My friend’s childhood friend recently passed away after a painful bout with cancer. She was abandoned by her boyfriend because she was ‘too negative’ about her illness. A mutual friend of my friend’s also blamed the ailing woman for being too negative. If she couldn’t be positive about her disease, then she must in part have been responsible for her own decline. Or so the thinking goes.

If there is anything unique about this story, it is the nationality of the cast: they are Italian. In the United States, this is the norm. People who suffer from debilitating diseases are not only expected to endure the pain but also to put on a brave face. If they don’t, then friends can abandon them with a clear conscience. They just aren’t being positive, and hence are the architects of their own decline.

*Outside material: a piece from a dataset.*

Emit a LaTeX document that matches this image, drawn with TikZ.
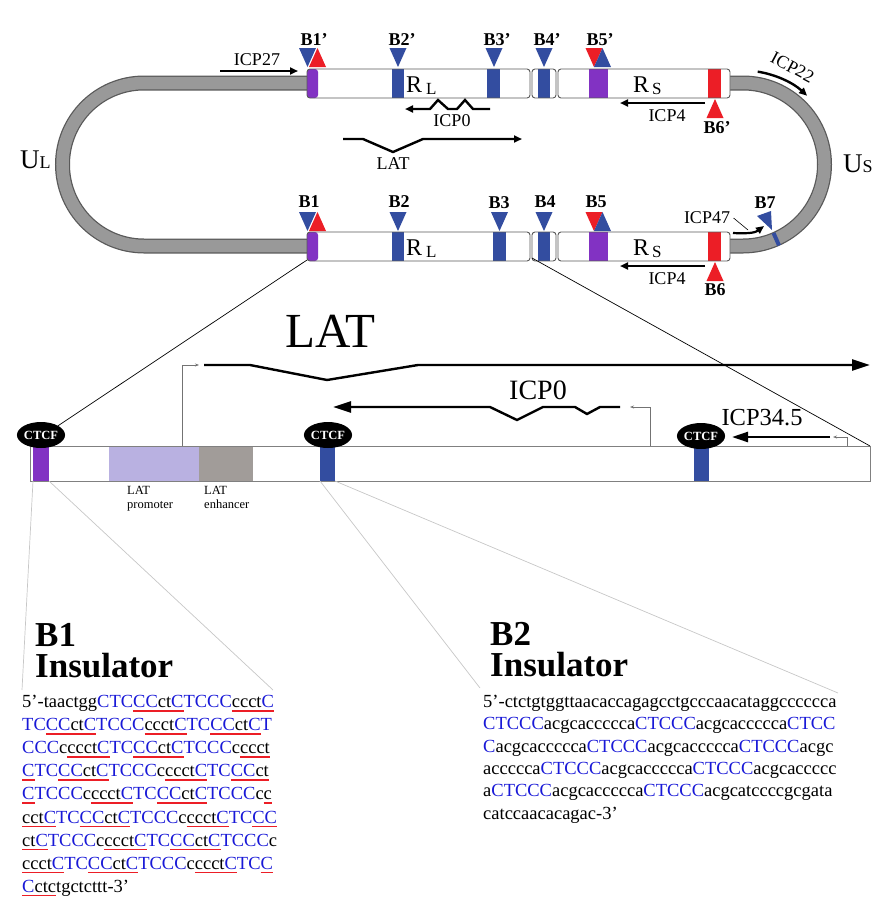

Positivity became the reigning attitudinal orthodoxy around the time of the ‘Reagan Revolution’, but it has its roots farther back in Calvinist theology. God rewards piety and hard work with success; failure, perforce, is evidence of sloth. Sidney Blumenthal once ironically summed up the mindset as ‘God takes most pleasure in people who are most pleased’. Reagan turned positivity into the central tenet of American civic religion. This also freed the New Right from the responsibility of caring for the destitute and vulnerable: if they aren’t doing well the fault must necessarily lie with them. It has come to a point, notes Barbara Ehrenreich in this excellent interview on Media Matters, that even people who lose their jobs are expected to be positive about it. Since a negative attitude will merely prove that their dismissal was justified.

As for illness, Tony Judt ends a recent essay about the torment of enduring nights while suffering from ALS thus: ‘Loss is loss, and nothing is gained by calling it by a nicer name. My nights are intriguing; but I could do without them.’